An increase in home projects has brought more customers to Home Depot.
With many Americans still isolating themselves at home due to the ongoing COVID-19 pandemic, a country-wide interest in DIY has taken form. From small repairs to larger home projects, those stuck at home with a surplus of time have been more interested in repairs, decoration, and alteration. This is why America’s most well-known hardware retailer, Home Depot, has managed to not only stay afloat in a time of retail hardship, but in fact, flourish.
Home Depot reported today that their quarterly sales are up by 23%, beating out expectations from both investors and Wall Street analysts.
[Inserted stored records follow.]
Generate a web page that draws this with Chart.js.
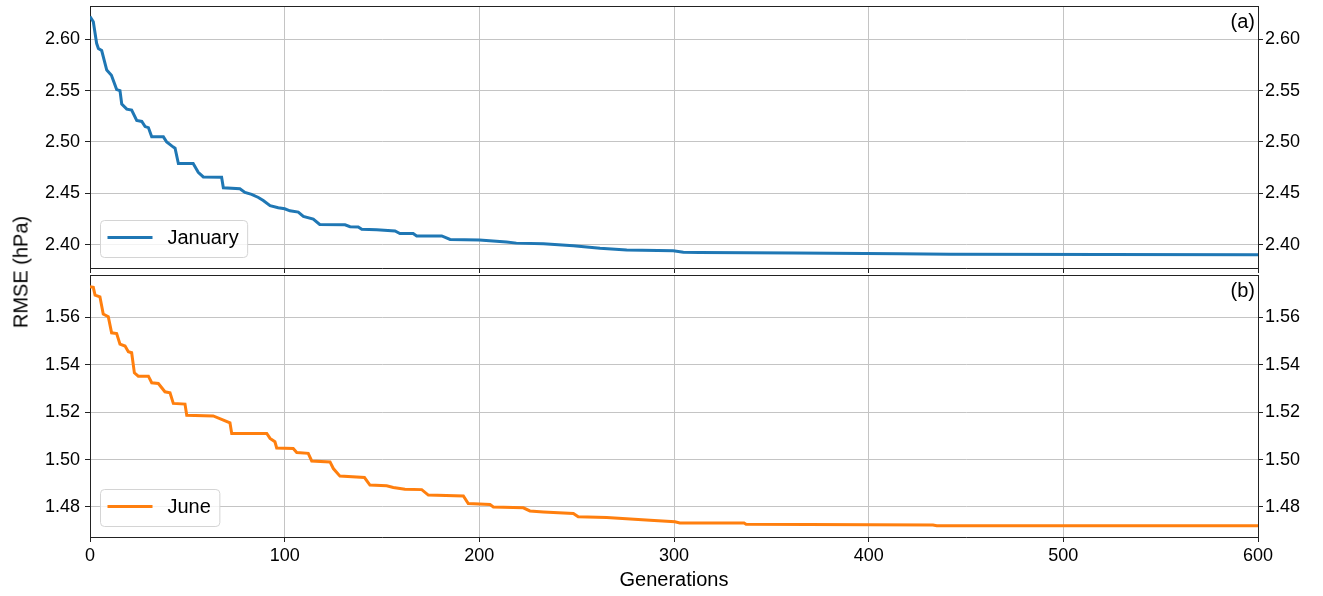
<!DOCTYPE html>
<html lang="en">
<head>
<meta charset="UTF-8">
<title>RMSE per generation</title>
<script src="https://cdn.jsdelivr.net/npm/chart.js"></script>
<style>
  body { margin: 0; background: #fff; }
  #wrap { position: relative; width: 1323px; height: 596px; font-family: "Liberation Sans", Arial, sans-serif; color: #000; }
  #wrap canvas { position: absolute; left: 0; top: 0; }
  .axis_label { position: absolute; font-size: 20px; white-space: nowrap; transform: translate(-50%, -50%); }
  #ylabel { left: 21px; top: 272px; transform: translate(-50%, -50%) rotate(-90deg); }
  #xlabel { left: 674px; top: 579px; }
</style>
</head>
<body>
<div id="wrap">
  <canvas id="chartJan" width="1323" height="596"></canvas>
  <canvas id="chartJun" width="1323" height="596"></canvas>
  <div class="axis_label" id="ylabel">RMSE (hPa)</div>
  <div class="axis_label" id="xlabel">Generations</div>
</div>
<script>
// values (corners of the stepped curves)
const janGen = [0, 1.7, 3.4, 4.3, 6, 8.6, 11, 13.7, 15.4, 16.3, 18.9, 21.4, 24, 26.6, 28.3, 30, 31.7, 37.7,
    39.4, 42.8, 43.7, 45.4, 53, 55.6, 58.2, 67.6, 68.5, 77, 79.6, 83, 86.5, 89, 92.5, 96.7, 100, 102.7,
    107, 109.6, 114.7, 118, 131, 133.6, 137.8, 139.6, 147.3, 156.7, 159.2, 166, 167.8, 180.7, 185, 200,
    214, 219, 232.9, 248.3, 262, 275.7, 299.6, 304.8, 313, 362, 416, 442, 600];
const janRmse = [2.622, 2.617, 2.596, 2.591, 2.589, 2.570, 2.565, 2.551, 2.550, 2.537, 2.532, 2.531, 2.521,
    2.520, 2.515, 2.514, 2.505, 2.505, 2.500, 2.495, 2.494, 2.479, 2.479, 2.4705, 2.466, 2.4657, 2.4555,
    2.4545, 2.451, 2.449, 2.446, 2.443, 2.438, 2.436, 2.435, 2.433, 2.4318, 2.4275, 2.425, 2.4198, 2.4195,
    2.4176, 2.4172, 2.415, 2.4145, 2.4135, 2.411, 2.411, 2.4086, 2.4086, 2.4052, 2.4046, 2.4028, 2.4016,
    2.4009, 2.399, 2.3966, 2.3948, 2.3941, 2.3927, 2.3926, 2.392, 2.3912, 2.3907, 2.3903];

const junGen = [0, 1.7, 2.6, 5.1, 6.8, 9.4, 11.1, 13.7, 15.4, 18, 19.7, 21.4, 22.8, 24.8, 30, 31.7, 35.1,
    38.5, 41.1, 42.8, 48.8, 49.7, 63.3, 67.6, 71.9, 72.8, 90.8, 92.5, 95, 95.9, 104.4, 106.2, 112.1, 113.9,
    123.3, 125, 128.4, 141, 143.8, 152.4, 155.8, 161.8, 170.4, 173.8, 191.8, 194.3, 205.5, 207.2, 222.6,
    226, 232.9, 248.3, 250.8, 265.4, 287.7, 300.5, 303, 336, 337, 433, 435, 600];
const junRmse = [1.5729, 1.5727, 1.5694, 1.5687, 1.5614, 1.5603, 1.5535, 1.5532, 1.5487, 1.5479, 1.5455,
    1.5451, 1.5366, 1.5352, 1.5352, 1.5324, 1.5321, 1.5286, 1.5282, 1.5237, 1.5234, 1.5187, 1.5184, 1.517,
    1.5155, 1.511, 1.511, 1.5089, 1.5075, 1.5049, 1.5047, 1.503, 1.5026, 1.4994, 1.499, 1.4962, 1.493,
    1.4924, 1.4892, 1.4889, 1.4882, 1.4875, 1.4873, 1.485, 1.4846, 1.4814, 1.481, 1.48, 1.4796, 1.4783,
    1.4779, 1.4772, 1.4758, 1.4755, 1.4744, 1.4737, 1.4732, 1.4732, 1.4727, 1.4724, 1.4721, 1.472];

const xTicks = [0, 100, 200, 300, 400, 500, 600];
const janTicks = [2.40, 2.45, 2.50, 2.55, 2.60];
const junTicks = [1.48, 1.50, 1.52, 1.54, 1.56];

const fontFamily = '"Liberation Sans", Arial, sans-serif';
const gridColor = '#c4c4c4';
const spineColor = '#222';

// legend box in lower left corner, panel letter in upper right, top spine
const panelDecor = {
    id: 'panelDecor',
    afterDraw(chart, args, opts) {
        const ctx = chart.ctx;
        const a = chart.chartArea;
        const ds = chart.data.datasets[0];
        ctx.save();
        ctx.strokeStyle = spineColor;
        ctx.lineWidth = 1;
        ctx.beginPath();
        ctx.moveTo(a.left, Math.round(a.top) + 0.5);
        ctx.lineTo(a.right, Math.round(a.top) + 0.5);
        ctx.stroke();

        ctx.font = '20px ' + fontFamily;
        ctx.fillStyle = '#000';
        ctx.textAlign = 'right';
        ctx.textBaseline = 'top';
        ctx.fillText(opts.letter, a.right - 3, a.top + 6);

        const tw = ctx.measureText(ds.label).width;
        const w = 67 + tw + 9, h = 37;
        const x0 = Math.round(a.left + 10) + 0.5;
        const y0 = Math.round(a.bottom - 11 - h) + 0.5;
        ctx.beginPath();
        ctx.roundRect(x0, y0, w, h, 4);
        ctx.fillStyle = 'rgba(255,255,255,0.8)';
        ctx.fill();
        ctx.strokeStyle = '#d4d4d4';
        ctx.stroke();
        const cy = y0 + 17;
        ctx.beginPath();
        ctx.moveTo(x0 + 7, cy);
        ctx.lineTo(x0 + 52, cy);
        ctx.strokeStyle = ds.borderColor;
        ctx.lineWidth = 3;
        ctx.stroke();
        ctx.fillStyle = '#000';
        ctx.textAlign = 'left';
        ctx.textBaseline = 'middle';
        ctx.fillText(ds.label, x0 + 67, cy + 1);
        ctx.restore();
    }
};

function yAxis(min, max, ticks, side) {
    return {
        type: 'linear',
        position: side,
        min: min,
        max: max,
        afterBuildTicks: s => { s.ticks = ticks.map(v => ({ value: v })); },
        afterFit: s => { s.width = side === 'left' ? 90 : 65; s.paddingTop = 0; s.paddingBottom = 0; },
        grid: { color: gridColor, lineWidth: 1, tickLength: 5, tickColor: spineColor, drawOnChartArea: side === 'left' },
        border: { color: spineColor, width: 1 },
        ticks: { color: '#000', font: { family: fontFamily, size: 18 }, padding: side === 'left' ? 5 : 2,
                 callback: v => v.toFixed(2) }
    };
}

function makeChart(id, label, color, gens, vals, yMin, yMax, ticks, letter, showX, pad) {
    return new Chart(id, {
        type: 'line',
        data: {
            datasets: [{
                label: label,
                data: gens.map((g, i) => ({ x: g, y: vals[i] })),
                borderColor: color,
                backgroundColor: color,
                borderWidth: 3,
                pointRadius: 0,
                tension: 0,
                yAxisID: 'y'
            }]
        },
        options: {
            responsive: false,
            animation: false,
            layout: { padding: pad },
            plugins: { legend: { display: false }, tooltip: { enabled: false }, panelDecor: { letter: letter } },
            scales: {
                x: {
                    type: 'linear',
                    min: 0,
                    max: 600,
                    afterBuildTicks: s => { s.ticks = xTicks.map(v => ({ value: v })); },
                    afterFit: s => { s.height = showX ? 59 : 0; s.paddingLeft = 0; s.paddingRight = 0; },
                    grid: { color: gridColor, lineWidth: 1, tickLength: 5, tickColor: spineColor },
                    border: { color: spineColor, width: 1 },
                    ticks: { display: showX, color: '#000', font: { family: fontFamily, size: 18 }, padding: 3, maxRotation: 0 }
                },
                y: yAxis(yMin, yMax, ticks, 'left'),
                y2: yAxis(yMin, yMax, ticks, 'right')
            }
        },
        plugins: [panelDecor]
    });
}

makeChart('chartJan', 'January', '#1f77b4', janGen, janRmse, 2.3774, 2.6323, janTicks, '(a)', false,
    { top: 6, bottom: 328, left: 0, right: 0 });
makeChart('chartJun', 'June', '#ff7f0e', junGen, junRmse, 1.4673, 1.5779, junTicks, '(b)', true,
    { top: 275, bottom: 0, left: 0, right: 0 });
</script>
</body>
</html>
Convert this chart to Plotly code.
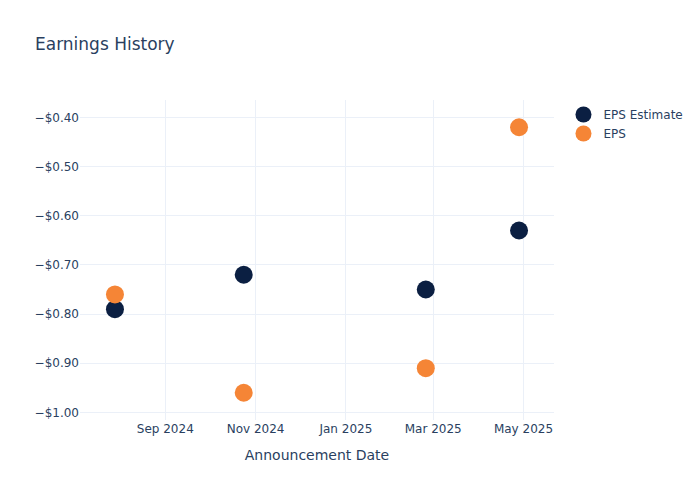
import plotly.graph_objects as go

dates = ["2024-07-29", "2024-10-24", "2025-02-24", "2025-04-28"]
eps_estimate = [-0.79, -0.72, -0.75, -0.63]
eps_actual = [-0.76, -0.96, -0.91, -0.42]

fig = go.Figure()
fig.add_trace(go.Scatter(x=dates, y=eps_estimate, mode="markers", name="EPS Estimate",
                         marker=dict(size=18, color="#0b1f42")))
fig.add_trace(go.Scatter(x=dates, y=eps_actual, mode="markers", name="EPS",
                         marker=dict(size=18, color="#f58536")))
fig.update_layout(
    template="plotly_white",
    width=700, height=500,
    font=dict(family="DejaVu Sans"),
    title=dict(text="Earnings History"),
    xaxis=dict(title=dict(text="Announcement Date")),
    yaxis=dict(tickformat="$.2f"),
)
fig.write_html("out.html", config={"displayModeBar": False},
               post_script="document.body.style.margin='0';")
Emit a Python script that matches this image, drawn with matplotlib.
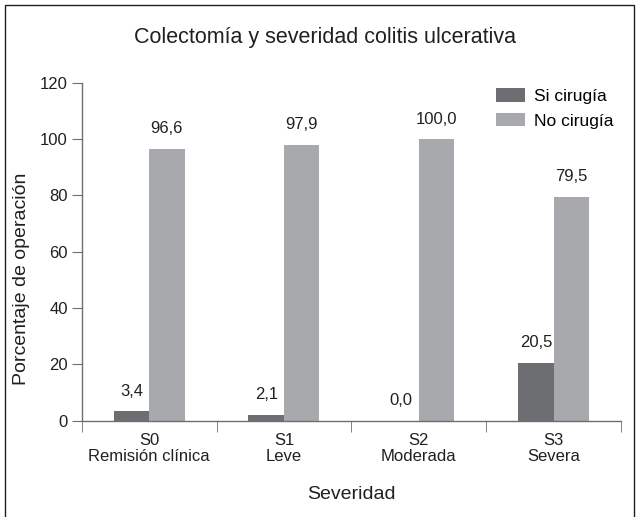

Compared to the same time last year, Home Depot’s stats, including transactions, ticket size, and sales per retail square foot have all seen rises in the double digits. The chain’s profits rose to $4.33 billion, approximately $4.02 per share, which makes for a 25% boost in profit for the second quarter.
However, while the pandemic has yielded some net positives for Home Depot, it has also increased their general operating costs. The chain was required to pay $480 million during Q2 in order to provide extra compensation for its retail work force. This sum includes both increased general paychecks and additional weekly bonuses for hourly staff. While $480 million is no drop in the bucket, it is actually an improvement from the previous quarter, where employee compensation cost the chain $640 million. This is likely due to the uncertainty of the effects and reach of the pandemic back when it was still ramping up in the United States.
Speaking of uncertainty, Home Depot has made the decision to suspend financial forecasts for the remainder of the fiscal year, as there are too many unknown variables to the ultimate reach and lasting effects of the pandemic. However, Home Depot has managed to break the mold in one final way by offering dividend payouts to shareholders for Q2, something many companies currently lack the funds and stability to do.